Rows from a dataset
>> Begin

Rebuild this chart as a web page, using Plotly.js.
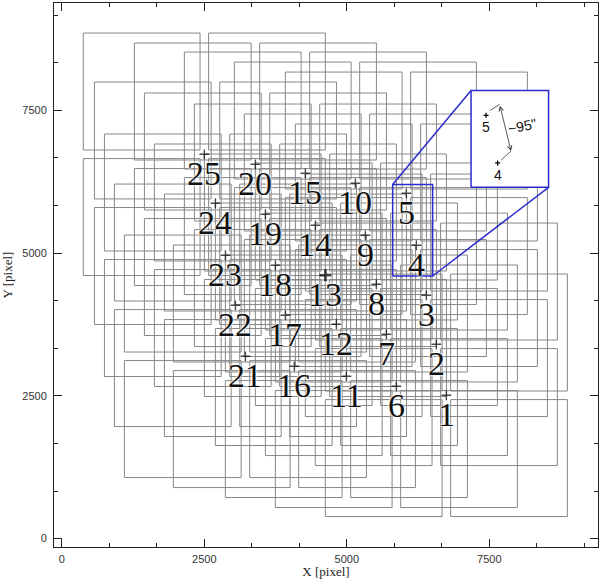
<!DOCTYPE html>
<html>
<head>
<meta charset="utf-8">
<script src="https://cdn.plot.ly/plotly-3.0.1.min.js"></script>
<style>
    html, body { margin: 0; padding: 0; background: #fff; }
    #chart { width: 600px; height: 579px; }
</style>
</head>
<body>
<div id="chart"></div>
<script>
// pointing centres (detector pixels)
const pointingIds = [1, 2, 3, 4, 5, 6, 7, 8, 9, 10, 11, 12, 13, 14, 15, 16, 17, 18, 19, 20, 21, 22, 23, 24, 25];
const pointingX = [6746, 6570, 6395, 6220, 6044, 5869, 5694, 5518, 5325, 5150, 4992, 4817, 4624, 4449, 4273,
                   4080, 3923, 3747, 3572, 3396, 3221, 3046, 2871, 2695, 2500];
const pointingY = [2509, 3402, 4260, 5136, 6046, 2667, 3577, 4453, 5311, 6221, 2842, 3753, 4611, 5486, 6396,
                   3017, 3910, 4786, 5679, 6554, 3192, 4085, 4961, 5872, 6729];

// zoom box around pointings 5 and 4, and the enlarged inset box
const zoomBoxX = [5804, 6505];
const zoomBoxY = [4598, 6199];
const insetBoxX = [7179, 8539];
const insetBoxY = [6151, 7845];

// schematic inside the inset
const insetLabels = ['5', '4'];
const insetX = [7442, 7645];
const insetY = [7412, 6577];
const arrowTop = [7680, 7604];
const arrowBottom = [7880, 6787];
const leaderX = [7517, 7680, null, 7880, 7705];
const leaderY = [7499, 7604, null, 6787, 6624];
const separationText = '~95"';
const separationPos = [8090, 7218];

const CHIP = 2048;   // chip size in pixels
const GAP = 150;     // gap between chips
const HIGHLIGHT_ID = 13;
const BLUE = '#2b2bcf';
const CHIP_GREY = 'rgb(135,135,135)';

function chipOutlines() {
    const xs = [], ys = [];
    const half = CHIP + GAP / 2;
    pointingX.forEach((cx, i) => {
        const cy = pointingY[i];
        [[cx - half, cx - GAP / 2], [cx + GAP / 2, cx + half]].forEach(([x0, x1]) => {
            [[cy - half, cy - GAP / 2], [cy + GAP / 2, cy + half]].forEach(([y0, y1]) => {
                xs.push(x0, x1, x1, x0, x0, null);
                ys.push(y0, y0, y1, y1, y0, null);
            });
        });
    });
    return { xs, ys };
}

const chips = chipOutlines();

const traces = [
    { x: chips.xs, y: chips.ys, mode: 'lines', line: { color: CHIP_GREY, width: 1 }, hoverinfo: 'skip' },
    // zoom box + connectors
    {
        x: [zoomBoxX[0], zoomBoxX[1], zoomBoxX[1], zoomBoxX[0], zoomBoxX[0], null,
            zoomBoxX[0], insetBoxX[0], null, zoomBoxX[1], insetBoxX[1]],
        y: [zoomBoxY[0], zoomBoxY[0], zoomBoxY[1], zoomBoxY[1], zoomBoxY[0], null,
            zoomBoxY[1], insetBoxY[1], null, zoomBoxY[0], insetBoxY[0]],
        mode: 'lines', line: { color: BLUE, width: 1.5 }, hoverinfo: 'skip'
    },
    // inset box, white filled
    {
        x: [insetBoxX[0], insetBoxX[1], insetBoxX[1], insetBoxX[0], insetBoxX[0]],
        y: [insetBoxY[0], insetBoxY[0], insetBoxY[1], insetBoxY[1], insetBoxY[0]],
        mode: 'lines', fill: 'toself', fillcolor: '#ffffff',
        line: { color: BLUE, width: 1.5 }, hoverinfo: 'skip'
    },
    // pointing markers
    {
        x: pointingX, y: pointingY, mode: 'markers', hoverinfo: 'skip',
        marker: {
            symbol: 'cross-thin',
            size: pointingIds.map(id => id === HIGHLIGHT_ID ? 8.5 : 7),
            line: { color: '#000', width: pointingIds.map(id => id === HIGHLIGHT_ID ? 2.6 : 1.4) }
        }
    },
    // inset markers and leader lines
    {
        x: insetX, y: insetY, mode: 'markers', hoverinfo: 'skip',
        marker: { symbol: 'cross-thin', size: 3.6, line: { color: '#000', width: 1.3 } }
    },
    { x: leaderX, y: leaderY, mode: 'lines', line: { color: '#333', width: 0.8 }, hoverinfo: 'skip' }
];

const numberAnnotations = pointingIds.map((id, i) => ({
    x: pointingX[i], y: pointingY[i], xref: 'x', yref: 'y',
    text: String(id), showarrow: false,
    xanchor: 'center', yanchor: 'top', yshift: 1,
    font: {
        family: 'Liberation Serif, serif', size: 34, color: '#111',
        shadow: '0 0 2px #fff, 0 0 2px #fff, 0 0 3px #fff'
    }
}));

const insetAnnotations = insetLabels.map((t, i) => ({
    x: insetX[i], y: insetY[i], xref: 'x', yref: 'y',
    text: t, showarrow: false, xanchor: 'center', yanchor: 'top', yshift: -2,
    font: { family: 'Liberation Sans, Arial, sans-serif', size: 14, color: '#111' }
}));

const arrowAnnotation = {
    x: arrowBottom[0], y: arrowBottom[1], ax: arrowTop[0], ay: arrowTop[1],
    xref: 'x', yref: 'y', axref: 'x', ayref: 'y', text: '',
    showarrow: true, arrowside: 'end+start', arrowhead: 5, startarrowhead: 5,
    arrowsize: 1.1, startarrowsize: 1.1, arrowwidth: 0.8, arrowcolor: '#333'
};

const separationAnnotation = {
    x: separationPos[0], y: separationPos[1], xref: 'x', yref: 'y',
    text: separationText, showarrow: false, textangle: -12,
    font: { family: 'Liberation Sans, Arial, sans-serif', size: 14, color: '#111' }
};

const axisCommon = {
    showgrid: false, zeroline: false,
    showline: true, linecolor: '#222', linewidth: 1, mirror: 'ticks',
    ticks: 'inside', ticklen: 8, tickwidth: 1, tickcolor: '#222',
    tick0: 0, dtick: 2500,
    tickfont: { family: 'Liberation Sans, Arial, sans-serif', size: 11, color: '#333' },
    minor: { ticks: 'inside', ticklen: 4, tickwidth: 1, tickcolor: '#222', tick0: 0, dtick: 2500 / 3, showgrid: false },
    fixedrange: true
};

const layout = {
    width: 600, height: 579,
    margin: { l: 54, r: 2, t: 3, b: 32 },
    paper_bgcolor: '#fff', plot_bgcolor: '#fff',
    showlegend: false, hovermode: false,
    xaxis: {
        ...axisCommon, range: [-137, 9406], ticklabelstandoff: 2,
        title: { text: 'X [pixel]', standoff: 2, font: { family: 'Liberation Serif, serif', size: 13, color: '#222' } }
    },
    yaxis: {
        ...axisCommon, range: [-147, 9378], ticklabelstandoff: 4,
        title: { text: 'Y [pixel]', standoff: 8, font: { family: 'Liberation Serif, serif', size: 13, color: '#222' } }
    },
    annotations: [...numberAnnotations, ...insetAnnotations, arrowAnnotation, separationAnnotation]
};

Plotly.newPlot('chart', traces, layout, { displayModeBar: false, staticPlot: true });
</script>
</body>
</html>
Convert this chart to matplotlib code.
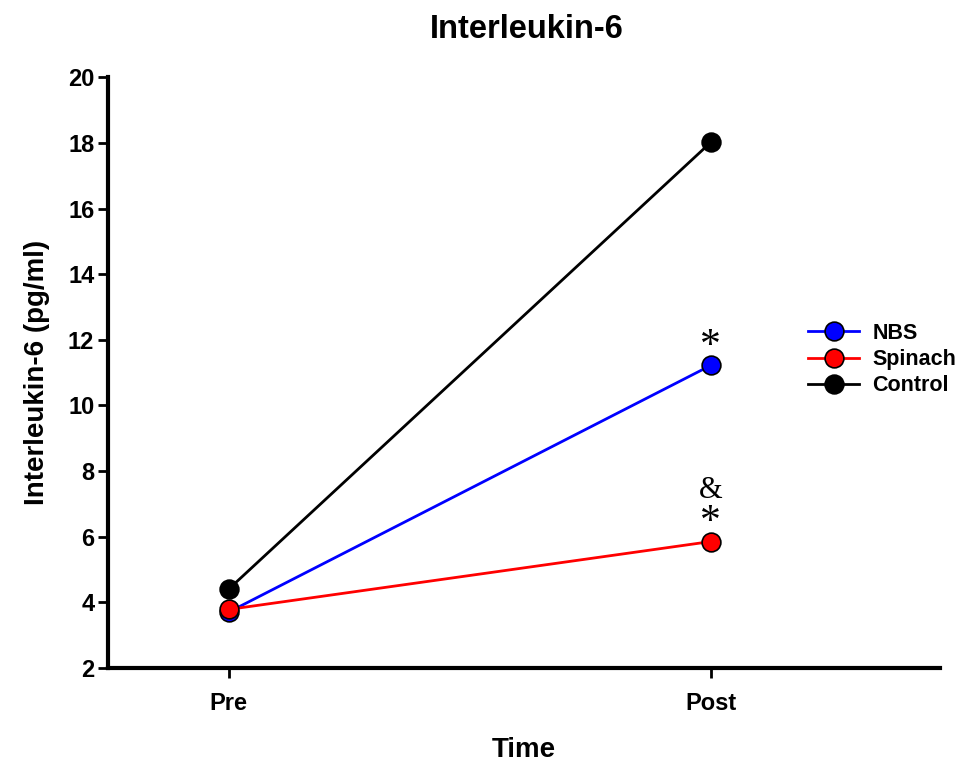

>> End

- [SET TASK] Count up the lines in the listing that hold the word "chart", and give that number only.

- [SOLUTION TO THIS EXERCISE] 5